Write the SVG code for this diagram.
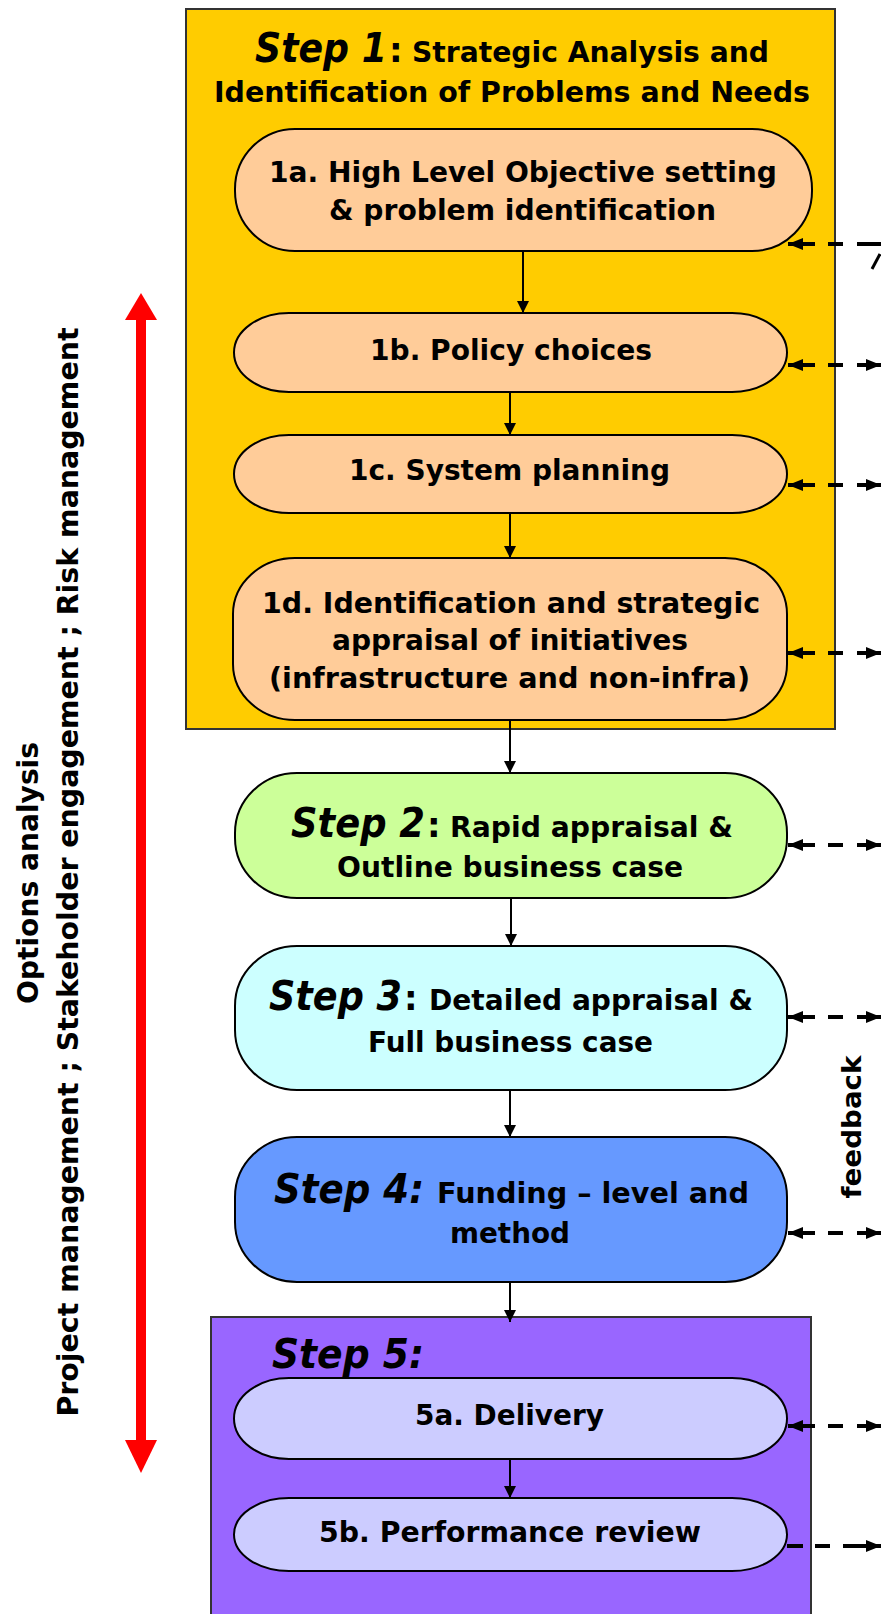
<svg xmlns="http://www.w3.org/2000/svg" width="881" height="1614" viewBox="0 0 881 1614">
<style>
  .t { font-family: "DejaVu Sans", Verdana, sans-serif; font-weight: bold; font-size: 28px; fill: #000; }
  .h { font-family: "DejaVu Sans", Verdana, sans-serif; font-weight: bold; fill: #000; }
  .it { font-style: italic; font-size: 40px; }
  .col { font-style: normal; font-size: 34px; }
  .pill { stroke: #000; stroke-width: 2; }
  .box { stroke: #333; stroke-width: 2; }
  .solid { stroke: #000; stroke-width: 2; fill: none; marker-end: url(#sa); }
  .dash { stroke: #000; stroke-width: 4; fill: none; stroke-dasharray: 27 13 15 14 40; }
  .both { marker-start: url(#da); marker-end: url(#da); }
</style>
<defs>
  <marker id="sa" viewBox="0 0 12 15" refX="12" refY="6" markerWidth="12" markerHeight="15" markerUnits="userSpaceOnUse" orient="auto">
    <path d="M0,0 L12,6 L0,12 z" fill="#000"/>
  </marker>
  <marker id="da" viewBox="0 0 15 12" refX="15" refY="6" markerWidth="15" markerHeight="12" markerUnits="userSpaceOnUse" orient="auto-start-reverse">
    <path d="M0,0 L15,6 L0,12 z" fill="#000"/>
  </marker>
</defs>
<rect width="881" height="1614" fill="#fff"/>

<g id="step1">
  <rect class="box" x="186" y="9" width="649" height="720" fill="#FFCC00"/>
  <text class="t" y="62"><tspan class="it" x="255" textLength="132" lengthAdjust="spacingAndGlyphs">Step 1</tspan><tspan class="col" x="389">:</tspan><tspan x="412" textLength="357" lengthAdjust="spacingAndGlyphs">Strategic Analysis and</tspan></text>
  <text class="t" x="214" y="102" textLength="596" lengthAdjust="spacingAndGlyphs">Identification of Problems and Needs</text>
</g>

<g id="n1a">
  <rect class="pill" x="235" y="129" width="577" height="122" rx="60" ry="60" fill="#FFCC99"/>
  <text class="t" x="269" y="182" textLength="508" lengthAdjust="spacingAndGlyphs">1a. High Level Objective setting</text>
  <text class="t" x="329" y="220" textLength="387" lengthAdjust="spacingAndGlyphs">&amp; problem identification</text>
</g>
<g id="n1b">
  <rect class="pill" x="234" y="313" width="553" height="79" rx="55" ry="39.5" fill="#FFCC99"/>
  <text class="t" x="370" y="360" textLength="282" lengthAdjust="spacingAndGlyphs">1b. Policy choices</text>
</g>
<g id="n1c">
  <rect class="pill" x="234" y="435" width="553" height="78" rx="55" ry="39" fill="#FFCC99"/>
  <text class="t" x="349" y="480" textLength="321" lengthAdjust="spacingAndGlyphs">1c. System planning</text>
</g>
<g id="n1d">
  <rect class="pill" x="233" y="558" width="554" height="162" rx="62" ry="56" fill="#FFCC99"/>
  <text class="t" x="262" y="613" textLength="498" lengthAdjust="spacingAndGlyphs">1d. Identification and strategic</text>
  <text class="t" x="332" y="650" textLength="356" lengthAdjust="spacingAndGlyphs">appraisal of initiatives</text>
  <text class="t" x="269" y="688" textLength="481" lengthAdjust="spacingAndGlyphs">(infrastructure and non-infra)</text>
</g>

<g id="step2">
  <rect class="pill" x="235" y="773" width="552" height="125" rx="62" ry="60" fill="#CCFF99"/>
  <text class="t" y="837"><tspan class="it" x="291" textLength="134" lengthAdjust="spacingAndGlyphs">Step 2</tspan><tspan class="col" x="427">:</tspan><tspan x="450" textLength="283" lengthAdjust="spacingAndGlyphs">Rapid appraisal &amp;</tspan></text>
  <text class="t" x="337" y="877" textLength="346" lengthAdjust="spacingAndGlyphs">Outline business case</text>
</g>

<g id="step3">
  <rect class="pill" x="235" y="946" width="552" height="144" rx="62" ry="60" fill="#CCFFFF"/>
  <text class="t" y="1010"><tspan class="it" x="269" textLength="133" lengthAdjust="spacingAndGlyphs">Step 3</tspan><tspan class="col" x="404">:</tspan><tspan x="429" textLength="324" lengthAdjust="spacingAndGlyphs">Detailed appraisal &amp;</tspan></text>
  <text class="t" x="368" y="1052" textLength="285" lengthAdjust="spacingAndGlyphs">Full business case</text>
</g>

<g id="step4">
  <rect class="pill" x="235" y="1137" width="552" height="145" rx="62" ry="60" fill="#6699FF"/>
  <text class="t" y="1203"><tspan class="it" x="274" textLength="150" lengthAdjust="spacingAndGlyphs">Step 4:</tspan><tspan x="437" textLength="312" lengthAdjust="spacingAndGlyphs">Funding – level and</tspan></text>
  <text class="t" x="450" y="1243" textLength="120" lengthAdjust="spacingAndGlyphs">method</text>
</g>

<g id="step5">
  <rect class="box" x="211" y="1317" width="600" height="310" fill="#9966FF"/>
  <text class="h it" x="272" y="1368" textLength="152" lengthAdjust="spacingAndGlyphs">Step 5:</text>
</g>
<g id="n5a">
  <rect class="pill" x="234" y="1378" width="553" height="81" rx="55" ry="40.5" fill="#CCCCFF"/>
  <text class="t" x="415" y="1425" textLength="189" lengthAdjust="spacingAndGlyphs">5a. Delivery</text>
</g>
<g id="n5b">
  <rect class="pill" x="234" y="1498" width="553" height="73" rx="55" ry="36.5" fill="#CCCCFF"/>
  <text class="t" x="319" y="1542" textLength="382" lengthAdjust="spacingAndGlyphs">5b. Performance review</text>
</g>

<g id="side-labels">
  <text class="t" transform="translate(38,873) rotate(-90)" text-anchor="middle" textLength="262" lengthAdjust="spacingAndGlyphs">Options analysis</text>
  <text class="t" transform="translate(78,872) rotate(-90)" text-anchor="middle" textLength="1089" lengthAdjust="spacingAndGlyphs">Project management ; Stakeholder engagement ; Risk management</text>
  <text class="t" style="font-size:26px" transform="translate(861,1127) rotate(-90)" text-anchor="middle" textLength="143" lengthAdjust="spacingAndGlyphs">feedback</text>
</g>

<g id="connectors">
  <line class="solid" x1="523" y1="251" x2="523" y2="313"/>
  <line class="solid" x1="510" y1="392" x2="510" y2="435"/>
  <line class="solid" x1="510" y1="513" x2="510" y2="558"/>
  <line class="solid" x1="510" y1="720" x2="510" y2="773"/>
  <line class="solid" x1="511" y1="898" x2="511" y2="946"/>
  <line class="solid" x1="510" y1="1090" x2="510" y2="1137"/>
  <line class="solid" x1="510" y1="1282" x2="510" y2="1322"/>
  <line class="solid" x1="510" y1="1459" x2="510" y2="1498"/>

  <line class="dash" x1="788" y1="244" x2="881" y2="244" marker-start="url(#da)"/>
  <line x1="872" y1="269" x2="880" y2="254" stroke="#000" stroke-width="3"/>
  <line class="dash both" x1="788" y1="365" x2="881" y2="365"/>
  <line class="dash both" x1="788" y1="485" x2="881" y2="485"/>
  <line class="dash both" x1="788" y1="653" x2="881" y2="653"/>
  <line class="dash both" x1="788" y1="845" x2="881" y2="845"/>
  <line class="dash both" x1="788" y1="1017" x2="881" y2="1017"/>
  <line class="dash both" x1="788" y1="1233" x2="881" y2="1233"/>
  <line class="dash both" x1="788" y1="1426" x2="881" y2="1426"/>
  <line class="dash" style="stroke-dasharray:16 12 15 13 40" x1="787" y1="1546" x2="881" y2="1546" marker-end="url(#da)"/>

  <g id="red-arrow" fill="#FF0000">
    <rect x="136" y="318" width="10" height="1124"/>
    <polygon points="141,293 125,320 157,320"/>
    <polygon points="141,1473 125,1440 157,1440"/>
  </g>
</g>
</svg>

------------------------------------------------------------------------

Transcribe the preceding listing in its entirety and with exact wording, leaving out pictures.

Write the SVG code for this diagram.
<svg xmlns="http://www.w3.org/2000/svg" width="881" height="1614" viewBox="0 0 881 1614">
<style>
  .t { font-family: "DejaVu Sans", Verdana, sans-serif; font-weight: bold; font-size: 28px; fill: #000; }
  .h { font-family: "DejaVu Sans", Verdana, sans-serif; font-weight: bold; fill: #000; }
  .it { font-style: italic; font-size: 40px; }
  .col { font-style: normal; font-size: 34px; }
  .pill { stroke: #000; stroke-width: 2; }
  .box { stroke: #333; stroke-width: 2; }
  .solid { stroke: #000; stroke-width: 2; fill: none; marker-end: url(#sa); }
  .dash { stroke: #000; stroke-width: 4; fill: none; stroke-dasharray: 27 13 15 14 40; }
  .both { marker-start: url(#da); marker-end: url(#da); }
</style>
<defs>
  <marker id="sa" viewBox="0 0 12 15" refX="12" refY="6" markerWidth="12" markerHeight="15" markerUnits="userSpaceOnUse" orient="auto">
    <path d="M0,0 L12,6 L0,12 z" fill="#000"/>
  </marker>
  <marker id="da" viewBox="0 0 15 12" refX="15" refY="6" markerWidth="15" markerHeight="12" markerUnits="userSpaceOnUse" orient="auto-start-reverse">
    <path d="M0,0 L15,6 L0,12 z" fill="#000"/>
  </marker>
</defs>
<rect width="881" height="1614" fill="#fff"/>

<g id="step1">
  <rect class="box" x="186" y="9" width="649" height="720" fill="#FFCC00"/>
  <text class="t" y="62"><tspan class="it" x="255" textLength="132" lengthAdjust="spacingAndGlyphs">Step 1</tspan><tspan class="col" x="389">:</tspan><tspan x="412" textLength="357" lengthAdjust="spacingAndGlyphs">Strategic Analysis and</tspan></text>
  <text class="t" x="214" y="102" textLength="596" lengthAdjust="spacingAndGlyphs">Identification of Problems and Needs</text>
</g>

<g id="n1a">
  <rect class="pill" x="235" y="129" width="577" height="122" rx="60" ry="60" fill="#FFCC99"/>
  <text class="t" x="269" y="182" textLength="508" lengthAdjust="spacingAndGlyphs">1a. High Level Objective setting</text>
  <text class="t" x="329" y="220" textLength="387" lengthAdjust="spacingAndGlyphs">&amp; problem identification</text>
</g>
<g id="n1b">
  <rect class="pill" x="234" y="313" width="553" height="79" rx="55" ry="39.5" fill="#FFCC99"/>
  <text class="t" x="370" y="360" textLength="282" lengthAdjust="spacingAndGlyphs">1b. Policy choices</text>
</g>
<g id="n1c">
  <rect class="pill" x="234" y="435" width="553" height="78" rx="55" ry="39" fill="#FFCC99"/>
  <text class="t" x="349" y="480" textLength="321" lengthAdjust="spacingAndGlyphs">1c. System planning</text>
</g>
<g id="n1d">
  <rect class="pill" x="233" y="558" width="554" height="162" rx="62" ry="56" fill="#FFCC99"/>
  <text class="t" x="262" y="613" textLength="498" lengthAdjust="spacingAndGlyphs">1d. Identification and strategic</text>
  <text class="t" x="332" y="650" textLength="356" lengthAdjust="spacingAndGlyphs">appraisal of initiatives</text>
  <text class="t" x="269" y="688" textLength="481" lengthAdjust="spacingAndGlyphs">(infrastructure and non-infra)</text>
</g>

<g id="step2">
  <rect class="pill" x="235" y="773" width="552" height="125" rx="62" ry="60" fill="#CCFF99"/>
  <text class="t" y="837"><tspan class="it" x="291" textLength="134" lengthAdjust="spacingAndGlyphs">Step 2</tspan><tspan class="col" x="427">:</tspan><tspan x="450" textLength="283" lengthAdjust="spacingAndGlyphs">Rapid appraisal &amp;</tspan></text>
  <text class="t" x="337" y="877" textLength="346" lengthAdjust="spacingAndGlyphs">Outline business case</text>
</g>

<g id="step3">
  <rect class="pill" x="235" y="946" width="552" height="144" rx="62" ry="60" fill="#CCFFFF"/>
  <text class="t" y="1010"><tspan class="it" x="269" textLength="133" lengthAdjust="spacingAndGlyphs">Step 3</tspan><tspan class="col" x="404">:</tspan><tspan x="429" textLength="324" lengthAdjust="spacingAndGlyphs">Detailed appraisal &amp;</tspan></text>
  <text class="t" x="368" y="1052" textLength="285" lengthAdjust="spacingAndGlyphs">Full business case</text>
</g>

<g id="step4">
  <rect class="pill" x="235" y="1137" width="552" height="145" rx="62" ry="60" fill="#6699FF"/>
  <text class="t" y="1203"><tspan class="it" x="274" textLength="150" lengthAdjust="spacingAndGlyphs">Step 4:</tspan><tspan x="437" textLength="312" lengthAdjust="spacingAndGlyphs">Funding – level and</tspan></text>
  <text class="t" x="450" y="1243" textLength="120" lengthAdjust="spacingAndGlyphs">method</text>
</g>

<g id="step5">
  <rect class="box" x="211" y="1317" width="600" height="310" fill="#9966FF"/>
  <text class="h it" x="272" y="1368" textLength="152" lengthAdjust="spacingAndGlyphs">Step 5:</text>
</g>
<g id="n5a">
  <rect class="pill" x="234" y="1378" width="553" height="81" rx="55" ry="40.5" fill="#CCCCFF"/>
  <text class="t" x="415" y="1425" textLength="189" lengthAdjust="spacingAndGlyphs">5a. Delivery</text>
</g>
<g id="n5b">
  <rect class="pill" x="234" y="1498" width="553" height="73" rx="55" ry="36.5" fill="#CCCCFF"/>
  <text class="t" x="319" y="1542" textLength="382" lengthAdjust="spacingAndGlyphs">5b. Performance review</text>
</g>

<g id="side-labels">
  <text class="t" transform="translate(38,873) rotate(-90)" text-anchor="middle" textLength="262" lengthAdjust="spacingAndGlyphs">Options analysis</text>
  <text class="t" transform="translate(78,872) rotate(-90)" text-anchor="middle" textLength="1089" lengthAdjust="spacingAndGlyphs">Project management ; Stakeholder engagement ; Risk management</text>
  <text class="t" style="font-size:26px" transform="translate(861,1127) rotate(-90)" text-anchor="middle" textLength="143" lengthAdjust="spacingAndGlyphs">feedback</text>
</g>

<g id="connectors">
  <line class="solid" x1="523" y1="251" x2="523" y2="313"/>
  <line class="solid" x1="510" y1="392" x2="510" y2="435"/>
  <line class="solid" x1="510" y1="513" x2="510" y2="558"/>
  <line class="solid" x1="510" y1="720" x2="510" y2="773"/>
  <line class="solid" x1="511" y1="898" x2="511" y2="946"/>
  <line class="solid" x1="510" y1="1090" x2="510" y2="1137"/>
  <line class="solid" x1="510" y1="1282" x2="510" y2="1322"/>
  <line class="solid" x1="510" y1="1459" x2="510" y2="1498"/>

  <line class="dash" x1="788" y1="244" x2="881" y2="244" marker-start="url(#da)"/>
  <line x1="872" y1="269" x2="880" y2="254" stroke="#000" stroke-width="3"/>
  <line class="dash both" x1="788" y1="365" x2="881" y2="365"/>
  <line class="dash both" x1="788" y1="485" x2="881" y2="485"/>
  <line class="dash both" x1="788" y1="653" x2="881" y2="653"/>
  <line class="dash both" x1="788" y1="845" x2="881" y2="845"/>
  <line class="dash both" x1="788" y1="1017" x2="881" y2="1017"/>
  <line class="dash both" x1="788" y1="1233" x2="881" y2="1233"/>
  <line class="dash both" x1="788" y1="1426" x2="881" y2="1426"/>
  <line class="dash" style="stroke-dasharray:16 12 15 13 40" x1="787" y1="1546" x2="881" y2="1546" marker-end="url(#da)"/>

  <g id="red-arrow" fill="#FF0000">
    <rect x="136" y="318" width="10" height="1124"/>
    <polygon points="141,293 125,320 157,320"/>
    <polygon points="141,1473 125,1440 157,1440"/>
  </g>
</g>
</svg>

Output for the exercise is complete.